Heterogeneously integrated lithium tantalate-on-silicon nitride modulators for high-speed communications

Date:19-03-2026   |   【Print】 【close

Ultrabroadband integrated modulators involving materials beyond those available in silicon manufacturing increasingly rely on the Pockels effect. Among electro-optic materials, lithium tantalate offers comparable Pockels coefficients to lithium niobate but with significantly improved photostability, lower birefringence, higher optical damage threshold, and enhanced DC bias stability. Here we demonstrate wafer-scale heterogeneous integration of lithium tantalate films on low-loss silicon nitride photonic integrated circuits, achieving low optical losses ( ~ 14.2 dB/m) while combining the mature processing of silicon nitride waveguides with the ultrafast electro-optic response of thin-film lithium tantalate. The resulting devices achieve a 6 V half-wave voltage, and support modulation bandwidths of up to 100 GHz. We use single intensity modulators and in-phase/quadrature (IQ) modulators to transmit PAM4 and 16-QAM signals reaching up to 333 and 581 Gbit/s net data rates, respectively. Our results establish lithium tantalate-on-silicon nitride as a viable platform for RF photonics, interconnects, and analog signal processing.

Research Background

Silicon nitride photonic chips have become an important platform for on-chip nonlinear optics, efficient frequency conversion, traveling-wave optical parametric amplification, and other fields due to their advantages of low optical propagation loss, strong nonlinearity, high power handling capability, and CMOS compatibility. However, limited by its intrinsic material properties, silicon nitride does not exhibit the Pockels electro-optic effect. Existing silicon nitride-based modulators therefore typically rely on the thermo-optic or acousto-optic effects, which easily encounter bottlenecks in terms of bandwidth and modulation efficiency.

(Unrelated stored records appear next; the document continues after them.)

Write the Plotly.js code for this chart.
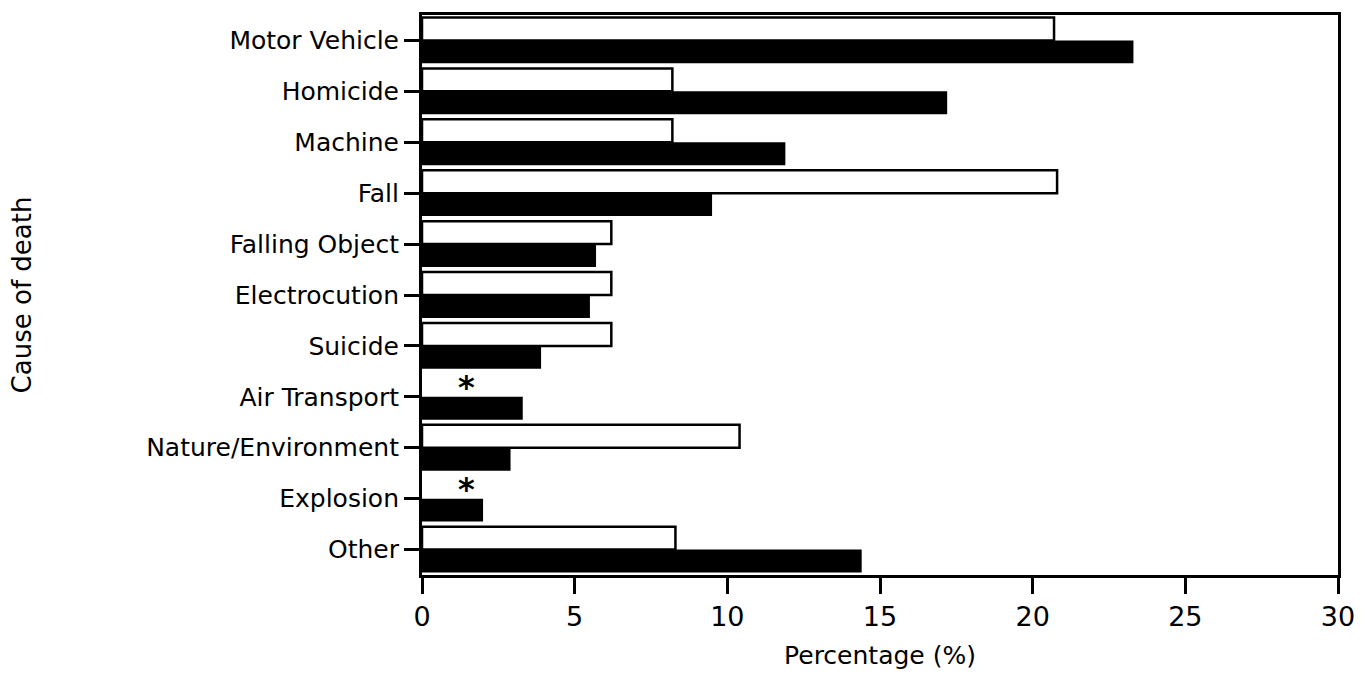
<!DOCTYPE html>
<html>
<head>
<meta charset="utf-8">
<script src="https://cdn.plot.ly/plotly-3.0.1.min.js"></script>
<style>
  html, body { margin: 0; padding: 0; background: #ffffff; }
  #chart { width: 1370px; height: 676px; }
</style>
</head>
<body>
<div id="chart"></div>
<script>
// Categories (top to bottom)
var causes = ["Motor Vehicle", "Homicide", "Machine", "Fall", "Falling Object",
  "Electrocution", "Suicide", "Air Transport", "Nature/Environment", "Explosion", "Other"];
// White (outlined) bars
var whiteValues = [20.7, 8.2, 8.2, 20.8, 6.2, 6.2, 6.2, null, 10.4, null, 8.3];
// Black (filled) bars
var blackValues = [23.3, 17.2, 11.9, 9.5, 5.7, 5.5, 3.9, 3.3, 2.9, 2.0, 14.4];
// Categories marked with an asterisk (no white bar)
var starredCauses = ["Air Transport", "Explosion"];
var starX = 1.45;
var xTicks = [0, 5, 10, 15, 20, 25, 30];

var FONT = "DejaVu Sans, Arial, sans-serif";

var traces = [
  {
    type: "bar", orientation: "h", name: "white",
    y: causes, x: whiteValues,
    marker: { color: "#ffffff", line: { color: "#000000", width: 2.5 } },
    hoverinfo: "x+y"
  },
  {
    type: "bar", orientation: "h", name: "black",
    y: causes, x: blackValues,
    marker: { color: "#000000", line: { color: "#000000", width: 0 } },
    hoverinfo: "x+y"
  }
];

var annotations = starredCauses.map(function (c) {
  return {
    x: starX, y: c, xref: "x", yref: "y", text: "<b>*</b>", showarrow: false,
    yshift: 10, font: { family: FONT, size: 32, color: "#000000" }
  };
});

var layout = {
  width: 1370, height: 676,
  margin: { l: 422, r: 32, t: 15, b: 101, pad: 0 },
  paper_bgcolor: "#ffffff", plot_bgcolor: "#ffffff",
  barmode: "group", bargap: 0.1, bargroupgap: 0,
  showlegend: false,
  font: { family: FONT, color: "#000000" },
  xaxis: {
    range: [0, 30], tickvals: xTicks, ticktext: xTicks.map(String),
    ticks: "outside", ticklen: 16, tickwidth: 3, tickcolor: "#000000",
    showline: true, linecolor: "#000000", linewidth: 3, mirror: true,
    showgrid: false, zeroline: false,
    tickfont: { family: FONT, size: 27, color: "#000000" },
    title: { text: "Percentage (%)", font: { family: FONT, size: 25, color: "#000000" }, standoff: 16 }
  },
  yaxis: {
    type: "category", categoryorder: "array", categoryarray: causes,
    range: [10.5, -0.5],
    ticks: "outside", ticklen: 15, tickwidth: 3, tickcolor: "#000000",
    showline: true, linecolor: "#000000", linewidth: 3, mirror: true,
    showgrid: false, zeroline: false,
    tickfont: { family: FONT, size: 25, color: "#000000" },
    title: { text: "Cause of death", font: { family: FONT, size: 26, color: "#000000" }, standoff: 108 }
  },
  annotations: annotations
};

Plotly.newPlot("chart", traces, layout, { displayModeBar: false, staticPlot: true });
</script>
</body>
</html>
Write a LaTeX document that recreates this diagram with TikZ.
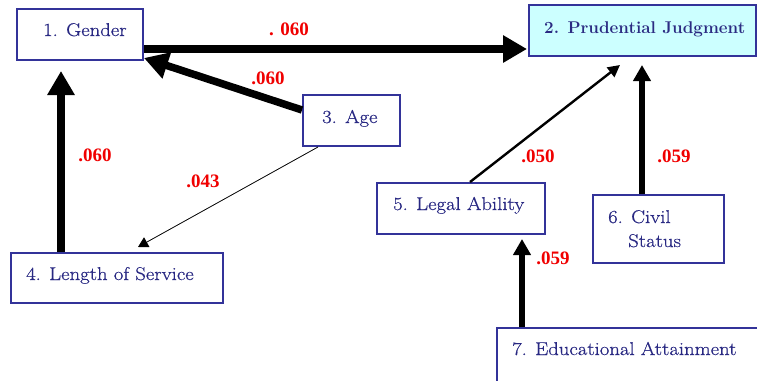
\documentclass[tikz,border=0pt]{standalone}
\usepackage{fontspec}
\newfontfamily\lblfont{Liberation Serif}
\newfontfamily\boxfont{Latin Modern Roman}[FakeStretch=1.12,FakeBold=0.6]
\usetikzlibrary{arrows.meta}
\definecolor{boxc}{RGB}{51,51,153}
\definecolor{txtc}{RGB}{40,40,130}
\definecolor{pjfill}{RGB}{204,255,255}
\definecolor{lblred}{RGB}{240,0,0}
\tikzset{
  box/.style={draw=boxc, line width=2pt, inner sep=0pt},
  txt/.style={anchor=base west, inner sep=0pt, text=txtc, font=\boxfont\fontsize{18.5}{22}\selectfont},
  lbl/.style={text=lblred, inner sep=0pt, font=\lblfont\bfseries\fontsize{19}{21}\selectfont},
  thick arr/.style={line width=7.5pt, -{Triangle[length=24pt,width=26pt]}},
  mid arr/.style={line width=6pt, -{Triangle[length=16pt,width=17pt]}},
  thin arr/.style={line width=2.4pt, -{Triangle[length=12pt,width=12pt]}},
  hair arr/.style={line width=0.8pt, -{Triangle[length=10pt,width=11pt]}},
}
\begin{document}
\begin{tikzpicture}[x=1pt,y=-1pt]
\useasboundingbox (0,0) rectangle (757,380);
% boxes
\node[box, minimum width=126pt, minimum height=51pt] (g) at (80,34.5) {};
\node[box, fill=pjfill, minimum width=227pt, minimum height=51pt] (pj) at (642.5,30.5) {};
\node[box, minimum width=97pt, minimum height=51pt] (age) at (351.5,120.5) {};
\node[box, minimum width=212pt, minimum height=50pt] (los) at (117,278) {};
\node[box, minimum width=168pt, minimum height=51pt] (la) at (461,208.5) {};
\node[box, minimum width=131pt, minimum height=68pt] (cs) at (658.5,229) {};
\node[box, minimum width=262pt, minimum height=54pt] (ed) at (628,355) {};
% texts
\node[txt] (tg) at (43,36) {1. Gender};
\node[txt, font=\bfseries\fontsize{17}{20}\selectfont, text=boxc!85!black] (tpj) at (544,33) {2. Prudential Judgment};
\node[txt] (tage) at (322,123) {3. Age};
\node[txt] (tlos) at (26,280) {4. Length of Service};
\node[txt] (tla) at (393,210) {5. Legal Ability};
\node[txt] (tcs1) at (608,223) {6. Civil};
\node[txt] (tcs2) at (628,247) {Status};
\node[txt] (ted) at (512,355) {7. Educational Attainment};
% connectors
\draw[thick arr] ([yshift=-14.5pt]g.east) -- ([yshift=-18.5pt,xshift=-1pt]pj.west);
\draw[thick arr] ([yshift=10.5pt]age.west) -- ([yshift=3pt]g.south east);
\draw[thick arr] ([xshift=-56pt]los.north) -- ([xshift=-19pt,yshift=-10pt]g.south);
\draw[hair arr] ([xshift=-33.5pt]age.south) -- ([xshift=21pt,yshift=5pt]los.north);
\draw[thin arr] ([xshift=9pt]la.north) -- ([xshift=-22.5pt,yshift=-8pt]pj.south);
\draw[mid arr] ([xshift=-16.5pt]cs.north) -- ([xshift=-0.5pt,yshift=-8pt]pj.south);
\draw[mid arr] ([xshift=-106pt]ed.north) -- ([xshift=61pt,yshift=-4pt]la.south);
% labels
\node[lbl] (l1) at (289,29) {. 060};
\node[lbl] (l2) at (268,78) {.060};
\node[lbl] (l3) at (95,155) {.060};
\node[lbl] (l4) at (203,181) {.043};
\node[lbl] (l5) at (538,156) {.050};
\node[lbl] (l6) at (674,156) {.059};
\node[lbl] (l7) at (553,258) {.059};
\end{tikzpicture}
\end{document}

To meet the demand for high-efficiency, high-speed, and wide-bandwidth modulation in current applications such as communications and optical computing, researchers often require thin-film ferroelectric materials for constructing corresponding on-chip photonic devices. Currently, mainstream electro-optic platforms include thin-film lithium niobate (TFLN) and thin-film lithium tantalate (TFLT). Thin-film lithium niobate (TFLN) has been the conventional choice, while thin-film lithium tantalate (TFLT) has attracted significant attention in recent years. This is because, while retaining a comparable electro-optic coefficient, thin-film lithium tantalate offers superior performance in terms of stability in high-power devices, birefringence, optical damage threshold, and photorefraction. In addition, the industrial application of thin-film lithium tantalate in 5G/6G radio-frequency filters has led to a more complete supply chain for optical-grade substrates, further enhancing its engineering appeal.

Against the above background, integrating the low-loss advantage of silicon nitride waveguides with the high-speed electro-optic effect of thin-film lithium tantalate, and achieving wafer-level, repeatable, and high-volume fabrication, has become one of the current research hotspots.